Bei dem vorliegenden Buch handelt es sich um eine Aneinanderreihung von 15 Lebens- und somit auch Werksgeschichten mehr oder weniger heute noch berühmter Frauen, die sich mit der sozialistischen Idee und deren Ideale verbunden hatten.
Es beginnt in der Mitte des vorletzten Jahrhunderts, zur Zeit der frühen Industrialisierung (Hausweberei, Strumpfwirkereien), führt uns über das Wien der Jahrhundertwende (19./20. Jhdts) in die Neuzeit (DDR, 15 Jahre vor dem Mauerfall). Den Schwerpunkt finden wir allerdings beim ausgehenden 19. und beginnenden 20. Jahdts., einschl. Nazizeit.

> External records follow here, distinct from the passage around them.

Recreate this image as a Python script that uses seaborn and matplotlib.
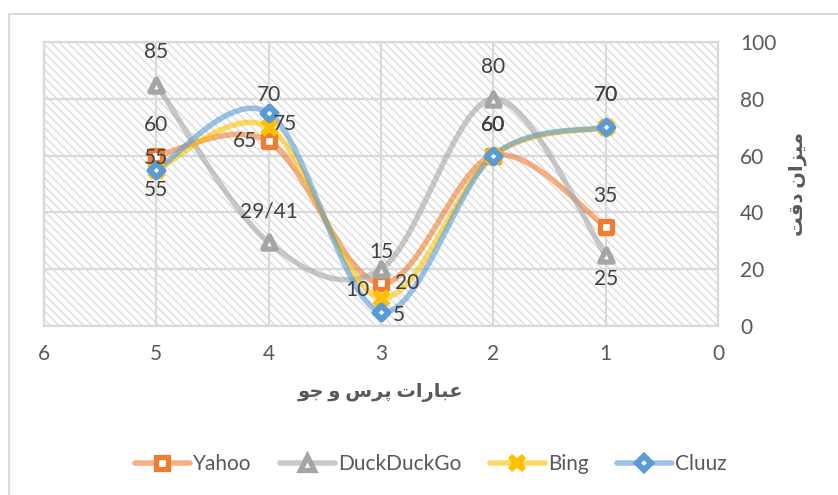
import numpy as np
import pandas as pd
import matplotlib
matplotlib.use("Agg")
import matplotlib.pyplot as plt
import seaborn as sns
from matplotlib.path import Path
from matplotlib.patches import PathPatch
from matplotlib.lines import Line2D
from matplotlib.colors import to_rgba

# Data
queries = [5, 4, 3, 2, 1]
engines = ["Yahoo", "DuckDuckGo", "Bing", "Cluuz"]
yahoo = [60, 65, 15, 60, 35]
duckduckgo = [85, 29.41, 20, 80, 25]
bing = [55, 70, 10, 60, 70]
cluuz = [55, 75, 5, 60, 70]
# data labels as printed on the chart
yahoo_labels = ["60", "65", "15", "60", "35"]
duckduckgo_labels = ["85", "29/41", "20", "80", "25"]
bing_labels = ["55", "70", "10", "60", "70"]
cluuz_labels = ["55", "75", "5", "60", "70"]
x_ticks = [0, 1, 2, 3, 4, 5, 6]
y_ticks = [0, 20, 40, 60, 80, 100]
x_title = "عبارات پرس و جو"
y_title = "میزان دقت"

# Styling
colors = ["#ED7D31", "#A5A5A5", "#FFC000", "#5B9BD5"]
markers = [
    dict(marker="s", s=82, facecolor="white", linewidth=3.8),
    dict(marker="^", s=90, facecolor="white", linewidth=3.8),
    dict(marker="X", s=175, facecolor=None, linewidth=0),
    dict(marker="D", s=50, facecolor="white", linewidth=4.3),
]
# label offsets in pixels (dx, dy up)
label_offsets = [
    [(0, 31), (-24, 0), (0, 31), (0, 31), (0, 31)],
    [(0, 33), (0, 31), (26, -14), (0, 32), (0, -24)],
    [(0, 12), (0, 32), (-24, 8), (0, 31), (0, 32)],
    [(0, -20), (16, -11), (18, -3), (0, 31), (0, 32)],
]

# minimal Arabic shaping: isolated, final, initial, medial forms
FORMS = {
    "ع": "\ufec9\ufeca\ufecb\ufecc",
    "ب": "\ufe8f\ufe90\ufe91\ufe92",
    "ت": "\ufe95\ufe96\ufe97\ufe98",
    "پ": "\ufb56\ufb57\ufb58\ufb59",
    "س": "\ufeb1\ufeb2\ufeb3\ufeb4",
    "ج": "\ufe9d\ufe9e\ufe9f\ufea0",
    "م": "\ufee1\ufee2\ufee3\ufee4",
    "ی": "\ufbfc\ufbfd\ufbfe\ufbff",
    "ن": "\ufee5\ufee6\ufee7\ufee8",
    "ق": "\ufed5\ufed6\ufed7\ufed8",
    "ا": "\ufe8d\ufe8e",
    "ر": "\ufead\ufeae",
    "ز": "\ufeaf\ufeb0",
    "د": "\ufea9\ufeaa",
    "و": "\ufeed\ufeee",
}


def shape(text):
    out = []
    for i, ch in enumerate(text):
        forms = FORMS.get(ch)
        if forms is None:
            out.append(ch)
            continue
        prev = text[i - 1] if i > 0 else " "
        nxt = text[i + 1] if i + 1 < len(text) else " "
        join_prev = len(FORMS.get(prev, "")) == 4
        join_next = len(forms) == 4 and nxt in FORMS
        out.append(forms[(1 if join_prev else 0) + (2 if join_next else 0)])
    return "".join(reversed(out))


def smooth_path(xs, ys):
    # Excel-like smoothed line: cubic Bezier segments through the points
    pts = np.column_stack([xs, ys]).astype(float)
    n = len(pts)
    verts, codes = [pts[0]], [Path.MOVETO]
    for i in range(n - 1):
        p0 = pts[max(i - 1, 0)]
        p3 = pts[min(i + 2, n - 1)]
        verts += [pts[i] + (pts[i + 1] - p0) / 6, pts[i + 1] - (p3 - pts[i]) / 6, pts[i + 1]]
        codes += [Path.CURVE4] * 3
    return Path(verts, codes)


sns.set_theme(style="white")
plt.rcParams["font.family"] = ["Lato", "DejaVu Sans"]
plt.rcParams["hatch.linewidth"] = 1.1

fig = plt.figure(figsize=(8.38, 4.95), dpi=100)
ax = fig.add_axes([44 / 838, 1 - 326 / 495, (718 - 44) / 838, (326 - 42) / 495])

# hatched plot area
ax.patch.set_facecolor("white")
ax.patch.set_hatch("\\\\\\\\")
ax.patch.set_edgecolor("#DEDEDE")
ax.patch.set_linewidth(0)

series = [yahoo, duckduckgo, bing, cluuz]
all_labels = [yahoo_labels, duckduckgo_labels, bing_labels, cluuz_labels]

for values, color in zip(series, colors):
    ax.add_patch(PathPatch(smooth_path(queries, values), facecolor="none",
                           edgecolor=to_rgba(color, 0.6), lw=4, zorder=2,
                           capstyle="round", joinstyle="round"))

for name, values, color, mk in zip(engines, series, colors, markers):
    df = pd.DataFrame({"Query": queries, "Accuracy": values})
    sns.scatterplot(
        data=df, x="Query", y="Accuracy", ax=ax,
        marker=mk["marker"], s=mk["s"],
        color=mk["facecolor"] if mk["facecolor"] else color,
        edgecolor=color, linewidth=mk["linewidth"], zorder=3, legend=False,
    )

for values, labels, offsets in zip(series, all_labels, label_offsets):
    for x, y, lab, (dx, dy) in zip(queries, values, labels, offsets):
        ax.annotate(lab, (x, y), xytext=(dx, dy), textcoords="offset pixels",
                    ha="center", va="center", fontsize=15, color="#404040",
                    zorder=5)

ax.set_xlim(6, 0)
ax.set_ylim(0, 100)
ax.set_xticks(x_ticks)
ax.set_yticks(y_ticks)
ax.yaxis.tick_right()
ax.yaxis.set_label_position("right")
ax.grid(True, color="#D9D9D9", lw=1.6)
ax.tick_params(length=0, labelsize=15, labelcolor="#595959")
ax.tick_params(axis="x", pad=13)
ax.tick_params(axis="y", pad=16)
for sp in ax.spines.values():
    sp.set_color("#D9D9D9")
    sp.set_linewidth(1.6)

ax.set_xlabel(shape(x_title), fontsize=14, fontweight="bold", color="#595959", labelpad=14)
ax.set_ylabel(shape(y_title), fontsize=14, fontweight="bold", color="#595959",
              labelpad=9, rotation=90)

handles = []
for name, color, mk in zip(engines, colors, markers):
    handles.append(Line2D([], [], color=to_rgba(color, 0.6), lw=4,
                          marker=mk["marker"], markersize=np.sqrt(mk["s"]),
                          markerfacecolor=mk["facecolor"] if mk["facecolor"] else color,
                          markeredgecolor=color, markeredgewidth=mk["linewidth"],
                          label=name))
fig.legend(handles=handles, loc="center", bbox_to_anchor=(0.514, 0.062), ncol=4,
           frameon=False, fontsize=15, handlelength=2.65, handletextpad=0.15,
           columnspacing=1.35, labelcolor="#595959")

# outer chart border
fig.add_artist(Line2D([9 / 838, 9 / 838], [0, 1 - 14 / 495], color="#D9D9D9", lw=1.5))
fig.add_artist(Line2D([9 / 838, 1], [1 - 14 / 495, 1 - 14 / 495], color="#D9D9D9", lw=1.5))

fig.savefig("out.png", dpi=100)
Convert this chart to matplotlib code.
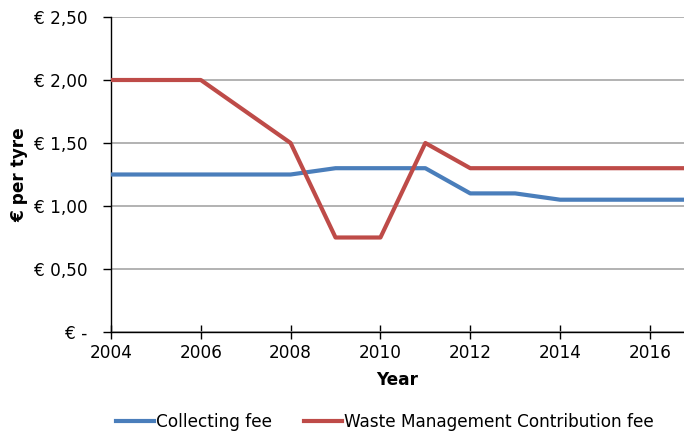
import matplotlib
matplotlib.use("Agg")
import matplotlib.pyplot as plt
from matplotlib.ticker import FuncFormatter

years = [2004, 2005, 2006, 2007, 2008, 2009, 2010, 2011, 2012, 2013, 2014, 2015, 2016, 2017]
collecting_fee = [1.25, 1.25, 1.25, 1.25, 1.25, 1.30, 1.30, 1.30, 1.10, 1.10, 1.05, 1.05, 1.05, 1.05]
wmc_fee = [2.00, 2.00, 2.00, 1.75, 1.50, 0.75, 0.75, 1.50, 1.30, 1.30, 1.30, 1.30, 1.30, 1.30]
x_ticks = [2004, 2006, 2008, 2010, 2012, 2014, 2016]
y_ticks = [0.0, 0.5, 1.0, 1.5, 2.0, 2.5]

blue = "#4a7ebb"
red = "#be4b48"
fs = 12.2

plt.rcParams["font.family"] = ["DejaVu Sans"]

fig = plt.figure(figsize=(6.84, 4.33), dpi=100)
ax = fig.add_axes([111 / 684, 1 - 332 / 433, 1 - 111 / 684, (332 - 17) / 433])

ax.plot(years, collecting_fee, color=blue, lw=3.0, label="Collecting fee", solid_joinstyle="round", zorder=3)
ax.plot(years, wmc_fee, color=red, lw=3.0, label="Waste Management Contribution fee", solid_joinstyle="round", zorder=3)

ax.set_xlim(2004, 2016.76)
ax.set_ylim(0, 2.5)
ax.set_xticks(x_ticks)
ax.set_yticks(y_ticks)


def euro(v, pos):
    if abs(v) < 1e-9:
        return "€ -"
    return "€ " + f"{v:.2f}".replace(".", ",")


ax.yaxis.set_major_formatter(FuncFormatter(euro))
ax.grid(axis="y", color="#a6a6a6", lw=1.2)
ax.set_axisbelow(True)

for side in ("top", "right"):
    ax.spines[side].set_visible(False)
for side in ("left", "bottom"):
    ax.spines[side].set_color("black")
    ax.spines[side].set_linewidth(1.0)

ax.tick_params(axis="y", direction="out", length=6, width=1, labelsize=fs, pad=11, colors="black")
ax.tick_params(axis="x", direction="inout", length=10, width=1, labelsize=fs, pad=4, colors="black")

ax.set_xlabel("Year", fontsize=fs, fontweight="bold", labelpad=6)
ax.set_ylabel("€ per tyre", fontsize=fs, fontweight="bold", labelpad=4)

fig.legend(loc="center", bbox_to_anchor=(0.563, 0.026), ncol=2, frameon=False,
           fontsize=fs, handlelength=2.2, handletextpad=0.15, columnspacing=1.9,
           borderpad=0, borderaxespad=0)

fig.savefig("out.png", dpi=100)
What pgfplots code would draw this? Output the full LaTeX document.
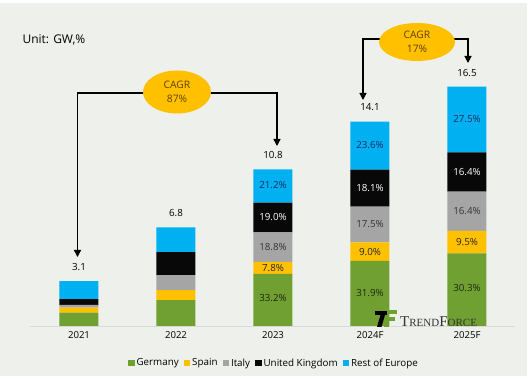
\documentclass[border=0pt]{standalone}
\usepackage{fontspec}
\setmainfont{Open Sans}
\newfontfamily\logofont{Liberation Serif}
\usepackage{pgfplots}
\pgfplotsset{compat=1.18}
\usetikzlibrary{arrows.meta}
\definecolor{bg}{RGB}{237,240,235}
\definecolor{cgreen}{RGB}{112,160,50}
\definecolor{cyellow}{RGB}{255,192,0}
\definecolor{cgray}{RGB}{165,165,165}
\definecolor{cblack}{RGB}{8,8,8}
\definecolor{cblue}{RGB}{0,176,240}
\definecolor{cagrtext}{RGB}{95,65,0}
\definecolor{bluetext}{RGB}{25,45,100}
\definecolor{greentext}{RGB}{30,40,20}
\tikzset{lbl/.style={font=\fontsize{9.8}{11}\selectfont}}
\begin{document}
\begin{tikzpicture}
\fill[white] (0pt,0pt) rectangle (531pt,379pt);
\fill[bg] (0pt,3pt) rectangle (527pt,376pt);
\begin{axis}[
  at={(30.5pt,53pt)}, anchor=south west, scale only axis,
  width=485pt, height=290pt,
  xmin=-0.5, xmax=4.5, ymin=0, ymax=20,
  ybar stacked, bar width=39pt,
  axis x line=bottom, axis y line=none,
  x axis line style={draw=black!15, line width=0.8pt, -},
  xtick={0,1,2,3,4}, xticklabels={2021,2022,2023,2024F,2025F},
  major tick length=0pt,
  xticklabel style={font=\fontsize{9.6}{11}\selectfont, yshift=-2pt},
  clip=false,
  legend columns=-1,
  legend style={draw=none, fill=none, at={(0.502,-0.128)}, anchor=center,
    font=\fontsize{9.8}{11}\selectfont,
    /tikz/every even column/.append style={column sep=3pt}},
  legend image code/.code={\fill[#1] (0pt,-3.2pt) rectangle (6.5pt,3.3pt);},
]
\addplot[fill=cgreen, draw=none] coordinates {(0,0.92) (1,1.79) (2,3.586) (3,4.498) (4,5.0)};
\addplot[fill=cyellow, draw=none] coordinates {(0,0.34) (1,0.69) (2,0.842) (3,1.269) (4,1.5675)};
\addplot[fill=cgray, draw=none] coordinates {(0,0.19) (1,1.03) (2,2.030) (3,2.4675) (4,2.706)};
\addplot[fill=cblack, draw=none] coordinates {(0,0.41) (1,1.59) (2,2.052) (3,2.552) (4,2.706)};
\addplot[fill=cblue, draw=none] coordinates {(0,1.24) (1,1.70) (2,2.290) (3,3.314) (4,4.5205)};
\legend{Germany,Spain,Italy,United Kingdom,Rest of Europe}
\coordinate (a1) at (axis cs:2,1.90);
\coordinate (a2) at (axis cs:2,4.007);
\coordinate (a3) at (axis cs:2,5.443);
\coordinate (a4) at (axis cs:2,7.484);
\coordinate (a5) at (axis cs:2,9.70);
\coordinate (b1) at (axis cs:3,2.30);
\coordinate (b2) at (axis cs:3,5.13);
\coordinate (b3) at (axis cs:3,7.0);
\coordinate (b4) at (axis cs:3,9.51);
\coordinate (b5) at (axis cs:3,12.45);
\coordinate (c1) at (axis cs:4,2.6);
\coordinate (c2) at (axis cs:4,5.78);
\coordinate (c3) at (axis cs:4,7.92);
\coordinate (c4) at (axis cs:4,10.63);
\coordinate (c5) at (axis cs:4,14.25);
\coordinate (t0) at (axis cs:0,3.1);
\coordinate (t1) at (axis cs:1,6.8);
\coordinate (t2) at (axis cs:2,10.8);
\coordinate (t3) at (axis cs:3,14.1);
\coordinate (t4) at (axis cs:4,16.5);
\end{axis}
\node[lbl,text=greentext] at (a1) {33.2\%};
\node[lbl,text=black!85] at (a2) {7.8\%};
\node[lbl,text=black!80] at (a3) {18.8\%};
\node[lbl,text=white] at (a4) {19.0\%};
\node[lbl,text=bluetext] at (a5) {21.2\%};
\node[lbl,text=greentext] at (b1) {31.9\%};
\node[lbl,text=black!85] at (b2) {9.0\%};
\node[lbl,text=black!80] at (b3) {17.5\%};
\node[lbl,text=white] at (b4) {18.1\%};
\node[lbl,text=bluetext] at (b5) {23.6\%};
\node[lbl,text=greentext] at (c1) {30.3\%};
\node[lbl,text=black!85] at (c2) {9.5\%};
\node[lbl,text=black!80] at (c3) {16.4\%};
\node[lbl,text=white] at (c4) {16.4\%};
\node[lbl,text=bluetext] at (c5) {27.5\%};
\node[lbl,yshift=14pt] at (t0) {3.1};
\node[lbl,yshift=14pt] at (t1) {6.8};
\node[lbl,yshift=14pt] at (t2) {10.8};
\node[lbl,yshift=14pt] at (t3) {14.1};
\node[lbl,yshift=14pt] at (t4) {16.5};
\node[anchor=west, font=\fontsize{12}{14}\selectfont] at (19pt,339pt) {Unit: GW,\%};
\tikzset{arr/.style={line width=1.3pt, black, -{Triangle[length=7pt,width=7pt]}}}
\draw[arr] (177pt,286pt) -| (77.5pt,122pt);
\draw[arr] (177pt,286pt) -| (277pt,233pt);
\fill[cyellow] (177pt,287pt) ellipse [x radius=34pt, y radius=21.5pt];
\node[align=center, text=cagrtext, font=\fontsize{10.3}{14.5}\selectfont] at (177pt,287pt) {CAGR\\87\%};
\draw[arr] (417pt,340pt) -| (363pt,279pt);
\draw[arr] (417pt,340pt) -| (468pt,316pt);
\fill[cyellow] (417pt,337pt) ellipse [x radius=38pt, y radius=19pt];
\node[align=center, text=cagrtext, font=\fontsize{10.3}{14.5}\selectfont] at (417pt,337pt) {CAGR\\17\%};
\fill[cgreen] (384pt,52pt) rectangle (388.5pt,69pt);
\fill[cgreen] (384pt,64.5pt) rectangle (397pt,69pt);
\fill[cgreen] (384pt,57.5pt) rectangle (395pt,61.5pt);
\fill[black] (375pt,64pt) rectangle (387pt,68pt);
\fill[black] (377pt,52pt) -- (381.5pt,52pt) -- (385pt,64pt) -- (380.5pt,64pt) -- cycle;
\node[anchor=base west, inner sep=0pt, text=black!80, font=\logofont] at (400pt,52pt)
  {{\fontsize{15}{15}\selectfont T}{\fontsize{11}{11}\selectfont REND}{\fontsize{15}{15}\selectfont F}{\fontsize{11}{11}\selectfont ORCE}};
\end{tikzpicture}
\end{document}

Die 15 abgeschlossenen Lebensgeschichten wurden von verschiedenen Autoren beschrieben, denen gemeinsam ist, das sie heute alle in der Tiefenpsychologie tätig sind, obwohl sie zum großen Teil auch andere Fächer studiert und ausgeübt haben (z.B. Prof. Dr. Danzer: Medizin und Psychologie, Dr. Kozlik-Voigt: Psychologie, Geographie, Germanistik, Dr. Pilz: Psychologie, Soziologie etc.). 15 verschiedene Leben -13 verschiedene Autoren, die sich versuchen, einem Thema anzunähern! Damit sind wir mitten in den Stärken und Schwächen des Buches.

Interesse finde ich an dem Thema, da ich selbst als dritte von fünf Töchtern geboren wurde. Auch mein webliches Geschlecht war für meine Eltern eine Kränkung, die ein lebenslanges Auseinandersetzen mit Weiblichkeit und ein Beobachten von Frauen in der Gesellschaft, welcher auch immer, nach sich zog. So war es auch hier. Das Buch sprach mich vom Thema her sofort an, der Aspekt der Mitmenschlichkeit in der sozialistischen Idee bei Frauen ein neuer. Im Grunde empfand ich jede Biographie als selbständige Einheit, nicht zuletzt durch den Wechsel der versch. Verfasser. Ich lernte also 15 Lebensgeschichten kennen, die mir durchaus spannend und differenziert dargeboten wurden. Jede mit einem anderen Schwerpunkt, sei es Politik an sich (Zetkin), Schriftstellerei (Seghers), Malerei (Kahlo) und anderes. Jede hatte einen etwas anderen Zugang zum Thema: bei der einen Verarmung des Vaters (Braun), bei der anderen die Armut in der „ alten Welt“ und somit Auswanderung (Goldman) oder ganz persönliche Gründe: großer Drang zur Autonomie (Beauvoir), körperliches Gebrechen (Kahlo), die Kränkung der Eltern durch das Geschlecht des Kindes (Webb) oder allgemeine politisch schwierige Situationen (Heller). Auffallend groß war die Anzahl der Frauen mit jüdischer Abstammung, auffallend auch, das Auftreten der Frauen in Zeiten der allgemeinen Feminisierung und des Antisemitismus. Alle Frauen haben sich als Gemeinsames in der Idee der Mitmitmenschlichkeit im Sozialismus über die Zeit verbunden.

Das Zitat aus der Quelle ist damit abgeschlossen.